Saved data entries

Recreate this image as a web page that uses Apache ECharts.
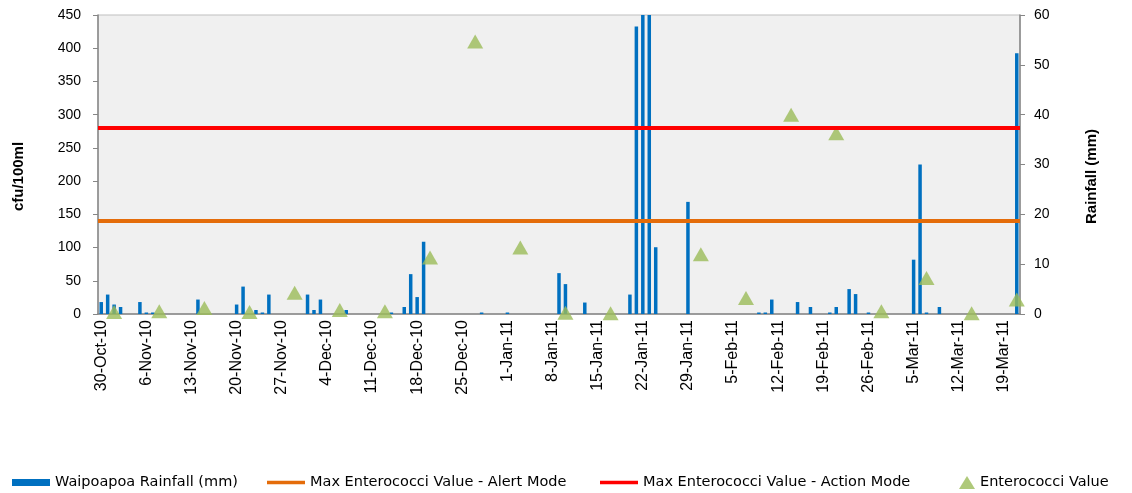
<!DOCTYPE html>
<html>
<head>
<meta charset="utf-8">
<script src="https://cdn.jsdelivr.net/npm/echarts@6/dist/echarts.min.js"></script>
<style>
  html, body { margin: 0; padding: 0; background: #fff; }
  #chart { width: 1132px; height: 493px; }
</style>
</head>
<body>
<div id="chart"></div>
<script>
// daily category axis, 30-Oct-10 .. 21-Mar-11
const START_DATE = [2010, 9, 30];
const DAY_COUNT = 143;
const MONTH_NAMES = ["Jan", "Feb", "Mar", "Apr", "May", "Jun", "Jul", "Aug", "Sep", "Oct", "Nov", "Dec"];

const ALERT_LIMIT = 140;
const ACTION_LIMIT = 280;

const CFU_TICKS = { min: 0, max: 450, interval: 50 };
const RAIN_TICKS = { min: 0, max: 60, interval: 10 };

// Waipoapoa rainfall (mm) on the days it rained
const rainDays = [
  "30-Oct-10", "31-Oct-10", "1-Nov-10", "2-Nov-10", "5-Nov-10", "6-Nov-10", "7-Nov-10",
  "14-Nov-10", "20-Nov-10", "21-Nov-10", "23-Nov-10", "24-Nov-10", "25-Nov-10",
  "1-Dec-10", "2-Dec-10", "3-Dec-10", "7-Dec-10", "14-Dec-10", "16-Dec-10", "17-Dec-10",
  "18-Dec-10", "19-Dec-10", "28-Dec-10", "1-Jan-11", "9-Jan-11", "10-Jan-11", "13-Jan-11",
  "20-Jan-11", "21-Jan-11", "22-Jan-11", "23-Jan-11", "24-Jan-11", "29-Jan-11",
  "9-Feb-11", "10-Feb-11", "11-Feb-11", "15-Feb-11", "17-Feb-11", "20-Feb-11", "21-Feb-11",
  "23-Feb-11", "24-Feb-11", "26-Feb-11", "5-Mar-11", "6-Mar-11", "7-Mar-11", "9-Mar-11",
  "21-Mar-11",
];
const rainMm = [
  2.4, 3.9, 1.9, 1.4, 2.4, 0.3, 0.3,
  2.9, 1.9, 5.5, 0.8, 0.3, 3.9,
  3.9, 0.8, 2.9, 0.8, 0.3, 1.4, 8.0,
  3.4, 14.5, 0.3, 0.3, 8.2, 6.0, 2.3,
  3.9, 57.7, 64, 64, 13.4, 22.5,
  0.3, 0.3, 2.9, 2.4, 1.4, 0.3, 1.4,
  5.0, 4.0, 0.3, 10.9, 30.0, 0.3, 1.4,
  52.3,
];

// Enterococci samples (cfu/100ml)
const sampleDays = [
  "1-Nov-10", "8-Nov-10", "15-Nov-10", "22-Nov-10", "29-Nov-10", "6-Dec-10", "13-Dec-10",
  "20-Dec-10", "27-Dec-10", "3-Jan-11", "10-Jan-11", "17-Jan-11", "31-Jan-11", "7-Feb-11",
  "14-Feb-11", "21-Feb-11", "28-Feb-11", "7-Mar-11", "14-Mar-11", "21-Mar-11",
];
const enterococci = [
  3, 4, 9, 3, 32, 6, 4,
  85, 410, 100, 2, 1, 90, 24,
  300, 272, 4, 54, 1, 22,
];


function formatDay(date) {
  const yy = String(date.getUTCFullYear() % 100).padStart(2, "0");
  return `${date.getUTCDate()}-${MONTH_NAMES[date.getUTCMonth()]}-${yy}`;
}

function buildDays() {
  const days = [];
  for (let i = 0; i < DAY_COUNT; i++) {
    days.push(formatDay(new Date(Date.UTC(START_DATE[0], START_DATE[1], START_DATE[2] + i))));
  }
  return days;
}

function spread(days, keys, values) {
  const lookup = {};
  keys.forEach((key, i) => { lookup[key] = values[i]; });
  return days.map((day) => (day in lookup ? lookup[day] : "-"));
}

function legendItem(name, left, icon, width, height) {
  return {
    data: [{ name, icon }],
    left, top: 470, itemWidth: width, itemHeight: height,
    textStyle: { color: "#000", fontFamily: "DejaVu Sans", fontSize: 14.5 },
  };
}


const days = buildDays();
const axisColor = "#868686";
const narrowFont = "'Liberation Sans Narrow', 'Liberation Sans'";
const titleStyle = {
  color: "#000", fontFamily: narrowFont, fontSize: 15, fontWeight: "bold",
  padding: [0, 24, 0, 0],
};
const valueLabel = { color: "#000", fontFamily: narrowFont, fontSize: 14 };

const chart = echarts.init(document.getElementById("chart"));
chart.setOption({
  animation: false,
  grid: {
    left: 98, right: 112, top: 15, bottom: 179,
    show: true, backgroundColor: "#f0f0f0", borderColor: "#bfbfbf", borderWidth: 1,
  },
  legend: [
    legendItem("Waipoapoa Rainfall (mm)", 7, "rect", 38, 7),
    legendItem("Max Enterococci Value - Alert Mode", 262, "rect", 38, 3.5),
    legendItem("Max Enterococci Value - Action Mode", 595, "rect", 38, 3.5),
    legendItem("Enterococci Value", 954, "triangle", 16, 13),
  ],
  xAxis: {
    type: "category",
    data: days,
    boundaryGap: true,
    axisLine: { lineStyle: { color: axisColor, width: 1.5 } },
    axisTick: { interval: 6, length: 6, lineStyle: { color: axisColor } },
    axisLabel: { color: "#000", fontFamily: "Liberation Sans", fontSize: 16, interval: 6, rotate: 90, margin: 6 },
  },
  yAxis: [
    {
      type: "value",
      ...CFU_TICKS,
      name: "cfu/100ml",
      nameLocation: "middle",
      nameRotate: 90,
      nameGap: 72,
      nameTextStyle: titleStyle,
      axisLine: { show: true, lineStyle: { color: axisColor, width: 1.5 } },
      axisTick: { show: true, length: 5, lineStyle: { color: axisColor } },
      axisLabel: { ...valueLabel, margin: 17 },
      splitLine: { show: false },
    },
    {
      type: "value",
      ...RAIN_TICKS,
      position: "right",
      name: "Rainfall (mm)",
      nameLocation: "middle",
      nameRotate: 90,
      nameGap: 64,
      nameTextStyle: titleStyle,
      axisLine: { show: true, lineStyle: { color: axisColor, width: 1.5 } },
      axisTick: { show: true, length: 5, lineStyle: { color: axisColor } },
      axisLabel: { ...valueLabel, margin: 14 },
      splitLine: { show: false },
    },
  ],
  series: [
    {
      name: "Waipoapoa Rainfall (mm)",
      type: "bar",
      yAxisIndex: 1,
      data: spread(days, rainDays, rainMm),
      barWidth: 3.5,
      itemStyle: { color: "#0070c0" },
      clip: true,
      z: 1,
    },
    {
      name: "Max Enterococci Value - Alert Mode",
      type: "line",
      yAxisIndex: 0,
      data: [],
      symbol: "none",
      itemStyle: { color: "#e46c0a" },
      lineStyle: { color: "#e46c0a", width: 4 },
      markLine: {
        silent: true,
        symbol: ["none", "none"],
        label: { show: false },
        lineStyle: { color: "#e46c0a", width: 4, type: "solid" },
        data: [{ yAxis: ALERT_LIMIT }],
      },
      z: 2,
    },
    {
      name: "Max Enterococci Value - Action Mode",
      type: "line",
      yAxisIndex: 0,
      data: [],
      symbol: "none",
      itemStyle: { color: "#ff0000" },
      lineStyle: { color: "#ff0000", width: 4 },
      markLine: {
        silent: true,
        symbol: ["none", "none"],
        label: { show: false },
        lineStyle: { color: "#ff0000", width: 4, type: "solid" },
        data: [{ yAxis: ACTION_LIMIT }],
      },
      z: 2,
    },
    {
      name: "Enterococci Value",
      type: "scatter",
      yAxisIndex: 0,
      data: spread(days, sampleDays, enterococci),
      symbol: "triangle",
      symbolSize: [16, 14],
      itemStyle: { color: "#9bbb59" },
      z: 3,
    },
  ],
});
</script>
</body>
</html>
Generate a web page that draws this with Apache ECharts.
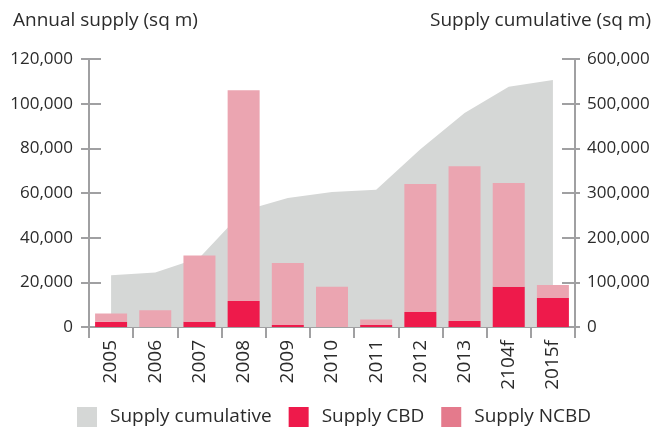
<!DOCTYPE html>
<html lang="en">
  <head>
    <meta charset="UTF-8" />
    <title>Supply</title>
    <script src="https://cdn.jsdelivr.net/npm/echarts@6/dist/echarts.min.js"></script>
    <style>
      html, body { margin: 0; padding: 0; background: #fff; }
      #main { width: 656px; height: 430px; }
    </style>
  </head>
  <body>
    <div id="main"></div>
    <script>
      var years = ["2005", "2006", "2007", "2008", "2009", "2010", "2011", "2012", "2013", "2104f", "2015f"];
      var cumulative = [116000, 122000, 155000, 260000, 289000, 302000, 307000, 398000, 479000, 538000, 553000];
      var cbd = [2400, 0, 2400, 11600, 900, 0, 900, 6700, 2700, 18000, 13000];
      var ncbd = [3700, 7500, 29600, 94400, 27800, 18000, 2500, 57300, 69300, 46500, 5800];

      var font = "Open Sans";
      var axisGrey = "#a0a0a2";
      var textCol = "#2b2b2b";

      var chartDom = document.getElementById("main");
      var myChart = echarts.init(chartDom);

      function yAx(pos, max, interval, opts) {
        var base = {
          type: "value",
          position: pos,
          min: 0,
          max: max,
          interval: interval,
          splitLine: { show: false },
          axisLine: { show: true, lineStyle: { color: axisGrey, width: 2 } },
          axisTick: { show: true, lineStyle: { color: axisGrey, width: 2 } },
          axisLabel: { show: false }
        };
        return Object.assign(base, opts);
      }

      var option = {
        animation: false,
        textStyle: { fontFamily: font },
        grid: { left: 89, right: 81, top: 59, bottom: 103 },
        graphic: [
          { type: "text", left: 13, top: 11, style: { text: "Annual supply (sq m)", font: "19px '" + font + "'", fill: textCol } },
          { type: "text", right: 5, top: 11, style: { text: "Supply cumulative (sq m)", font: "19px '" + font + "'", fill: textCol } }
        ],
        legend: {
          bottom: 3,
          left: 77,
          padding: 0,
          itemWidth: 20,
          itemHeight: 20,
          itemGap: 17,
          textStyle: { fontSize: 19, color: textCol, fontFamily: font, padding: [0, 0, 0, 8] },
          data: [
            { name: "Supply cumulative", icon: "rect" },
            { name: "Supply CBD", icon: "rect" },
            { name: "Supply NCBD", icon: "rect", itemStyle: { color: "#e47a8c" } }
          ]
        },
        xAxis: [
          {
            type: "category",
            data: years,
            boundaryGap: true,
            axisLine: { show: true, lineStyle: { color: axisGrey, width: 2 } },
            axisTick: { show: true, length: 11, lineStyle: { color: axisGrey, width: 2 } },
            axisLabel: { rotate: 90, fontSize: 19, color: textCol, margin: 13, fontFamily: font }
          },
          {
            type: "category",
            data: years,
            position: "bottom",
            boundaryGap: true,
            axisLine: { show: false },
            axisTick: { show: true, inside: true, length: 14, lineStyle: { color: axisGrey, width: 2 } },
            axisLabel: { show: false }
          }
        ],
        yAxis: [
          yAx("left", 120000, 20000, {
            axisTick: { show: true, length: 8, lineStyle: { color: axisGrey, width: 2 } },
            axisLabel: {
              show: true, fontSize: 17, color: textCol, margin: 16, fontFamily: font,
              formatter: function (v) { return v.toLocaleString("en-US"); }
            }
          }),
          yAx("right", 600000, 100000, {
            axisTick: { show: true, length: 5, lineStyle: { color: axisGrey, width: 2 } },
            axisLabel: {
              show: true, fontSize: 17, color: textCol, margin: 12, fontFamily: font,
              formatter: function (v) { return v.toLocaleString("en-US"); }
            }
          }),
          yAx("left", 120000, 20000, {
            axisLine: { show: false },
            axisTick: { show: true, inside: true, length: 12, lineStyle: { color: axisGrey, width: 2 } }
          }),
          yAx("right", 600000, 100000, {
            axisLine: { show: false },
            axisTick: { show: true, inside: true, length: 13, lineStyle: { color: axisGrey, width: 2 } }
          })
        ],
        series: [
          {
            name: "Supply cumulative",
            type: "line",
            yAxisIndex: 1,
            data: cumulative,
            symbol: "none",
            lineStyle: { width: 0 },
            itemStyle: { color: "#d5d7d6" },
            areaStyle: { color: "#d5d7d6", opacity: 1 },
            z: 1
          },
          {
            name: "Supply CBD",
            type: "bar",
            stack: "supply",
            yAxisIndex: 0,
            barWidth: 32,
            data: cbd,
            itemStyle: { color: "#ee1a4b" },
            z: 3
          },
          {
            name: "Supply NCBD",
            type: "bar",
            stack: "supply",
            yAxisIndex: 0,
            barWidth: 32,
            data: ncbd,
            itemStyle: { color: "#eba5b1" },
            z: 3
          }
        ]
      };
      option && myChart.setOption(option);
    </script>
  </body>
</html>
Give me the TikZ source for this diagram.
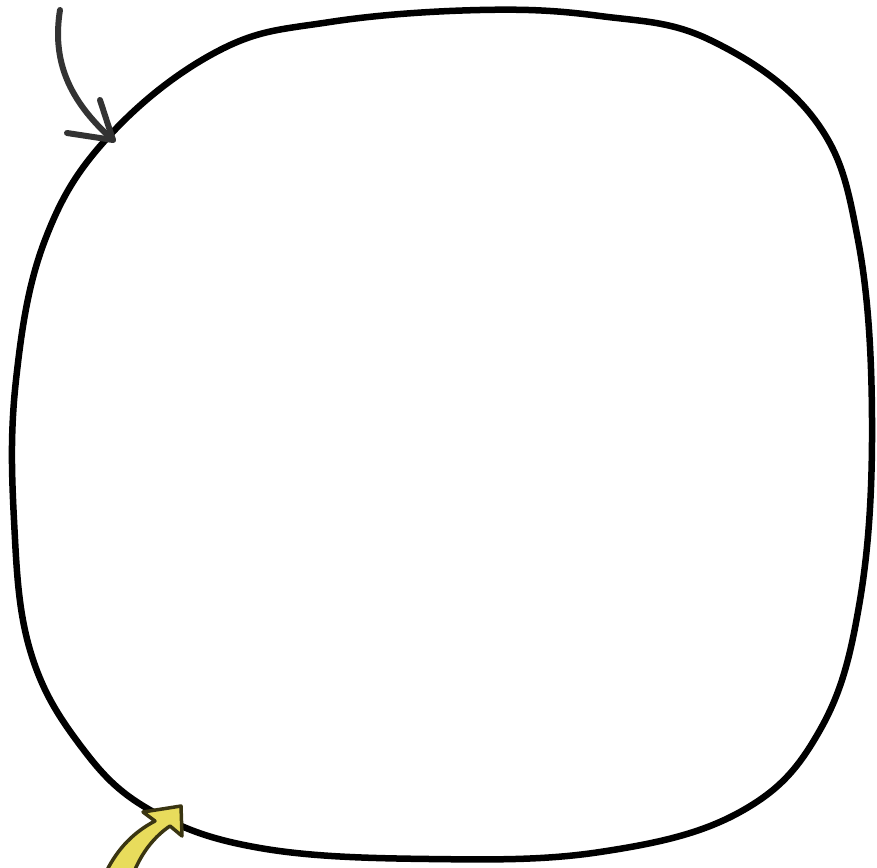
\documentclass[tikz,border=0pt]{standalone}
\definecolor{arrowgray}{HTML}{333333}
\definecolor{yfill}{HTML}{E8DC5C}
\definecolor{yline}{HTML}{3A3512}
\tikzset{
  blob/.style={line width=6.5pt, black, line join=round},
  sketchline/.style={line width=6pt, arrowgray, line cap=round, line join=round},
  yarrow/.style={fill=yfill, draw=yline, line width=3.5pt, line join=round}
}
\begin{document}
\begin{tikzpicture}[x=1pt,y=-1pt]
\useasboundingbox (0,0) rectangle (877,867);
\fill[white] (0,0) rectangle (877,867);
% main blob
\draw[blob] plot[smooth cycle, tension=0.65] coordinates {
  (480,10) (330,22) (220,50) (110,135) (45,240) (16,380) (14,520) (30,650)
  (80,745) (150,810) (260,848) (430,859) (600,852) (740,812) (820,730)
  (860,600) (872,420) (858,240) (815,120) (710,40) (600,16)};
% top-left arrow
\coordinate (s1) at (60,10);
\coordinate (t1) at (113,140);
\coordinate (b1) at (100,100);
\coordinate (b2) at (67,133);
\draw[sketchline] (s1) .. controls (52,60) and (68,100) .. (t1);
\draw[sketchline] (b1) -- (t1) -- (b2);
% yellow arrow
\coordinate (ytip) at (181,806);
\draw[yarrow] (106,872) .. controls (118,848) and (134,832) .. (155,821)
  -- (143,812) -- (ytip) -- (182,836) -- (170,826)
  .. controls (155,836) and (142,852) .. (134,872) -- cycle;
\end{tikzpicture}
\end{document}
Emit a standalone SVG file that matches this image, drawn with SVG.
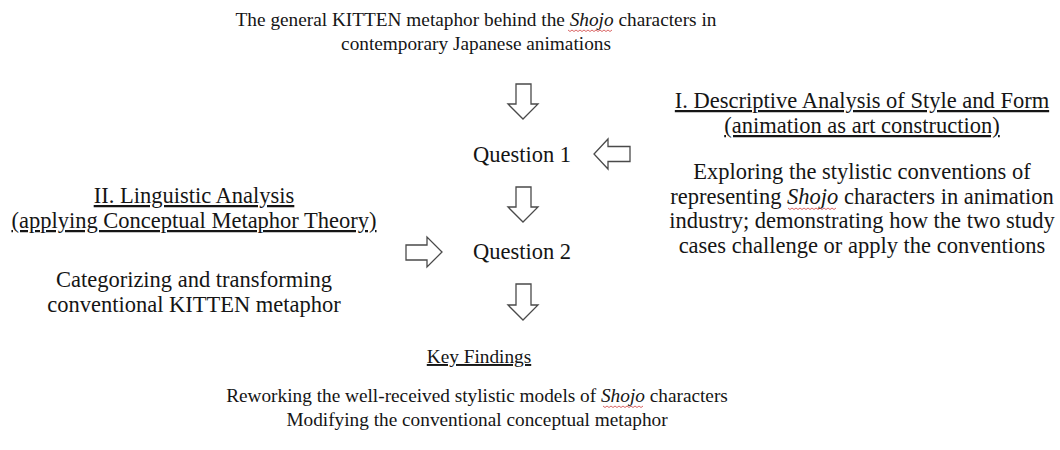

§ **Brief**:
Write down exactly the lines running from the line with "Give me the TikZ source for this diagram." through the end of the material, both ends included, and none of the pictures.

§ **Correct result**:
Give me the TikZ source for this diagram.
\documentclass[tikz,border=0pt]{standalone}
\definecolor{arrowgray}{HTML}{333333}
\definecolor{yfill}{HTML}{E8DC5C}
\definecolor{yline}{HTML}{3A3512}
\tikzset{
  blob/.style={line width=6.5pt, black, line join=round},
  sketchline/.style={line width=6pt, arrowgray, line cap=round, line join=round},
  yarrow/.style={fill=yfill, draw=yline, line width=3.5pt, line join=round}
}
\begin{document}
\begin{tikzpicture}[x=1pt,y=-1pt]
\useasboundingbox (0,0) rectangle (877,867);
\fill[white] (0,0) rectangle (877,867);
% main blob
\draw[blob] plot[smooth cycle, tension=0.65] coordinates {
  (480,10) (330,22) (220,50) (110,135) (45,240) (16,380) (14,520) (30,650)
  (80,745) (150,810) (260,848) (430,859) (600,852) (740,812) (820,730)
  (860,600) (872,420) (858,240) (815,120) (710,40) (600,16)};
% top-left arrow
\coordinate (s1) at (60,10);
\coordinate (t1) at (113,140);
\coordinate (b1) at (100,100);
\coordinate (b2) at (67,133);
\draw[sketchline] (s1) .. controls (52,60) and (68,100) .. (t1);
\draw[sketchline] (b1) -- (t1) -- (b2);
% yellow arrow
\coordinate (ytip) at (181,806);
\draw[yarrow] (106,872) .. controls (118,848) and (134,832) .. (155,821)
  -- (143,812) -- (ytip) -- (182,836) -- (170,826)
  .. controls (155,836) and (142,852) .. (134,872) -- cycle;
\end{tikzpicture}
\end{document}
Emit a standalone SVG file that matches this image, drawn with SVG.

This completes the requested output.